上了车后,她坐在那里,尽管裹着厚实的大衣,却依然感觉到阵阵湿凉,那湿凉好像回荡在骨子里。

而就在这种湿凉中,右胳膊泛起一阵陌生又熟悉的刺痛。

她十六七岁出去铲地皮,四处流浪,右边胳膊受过伤,留下病根,阴天下雨或者太过用力都可能旧病复发。

后来她有钱了,曾经在这方面下过大功夫治疗保养,才渐渐好起来,再没被这种病痛困扰过。

重活一世,她险些都忘记自己年轻时候的这毛病了,刚才在雨中,她也没觉得怎么着,现在坐在车里,那痛却后知后觉地泛起来。

初时还好,之后便密密麻麻而来,痛得整条胳膊仿佛都没了气力。

她试着活动了下手腕,自己用左手揉捏着右边胳膊。

这么揉捏着的时候,她看向窗外。

窗外的雨已经停了,几个男人搬来石头和枯木,甚至还找了尖锐的石片挖泥,最后他们终于把那道沟垫得差不多了。

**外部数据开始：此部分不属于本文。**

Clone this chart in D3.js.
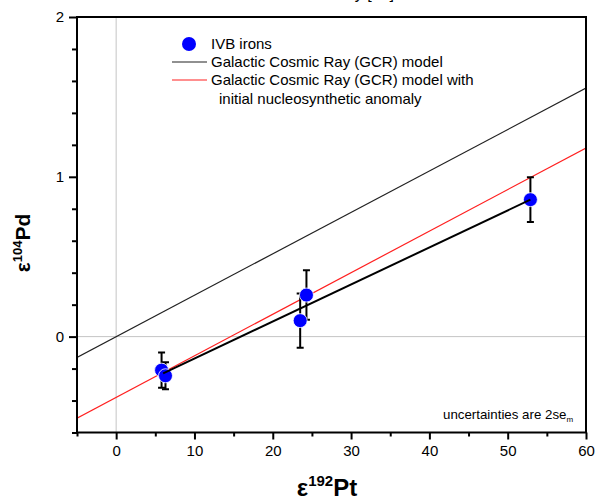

谁知道这时候,就见那边“嗖”的窜出来一道白影,恰好从陆建时脚步溜过。

陆建时吓得魂风魄散,整个人直接跳起来。

接着就见陆守俨一个箭步矫健上前,军靴踩踏雨水四溅间,以迅雷不及掩耳之势,就把那兔子给逮住了。

兔子踢腾着小短腿挣扎。

陆建时见是兔子,惊魂甫定,看自己七叔逮住,也是高兴。

初挽好奇,也下车过去看。

陆建时赶紧接过来兔子,笑道:“原来是这么一个小东西,七叔,你不知道,我们刚才竟然见到了一只大鸟,特别可怕,挽挽说那是雕鸮,闻到死人味儿才过来呢,可把我吓坏了!你看你来了,就没雕鸮了,反而来了一只兔子投奔我们!”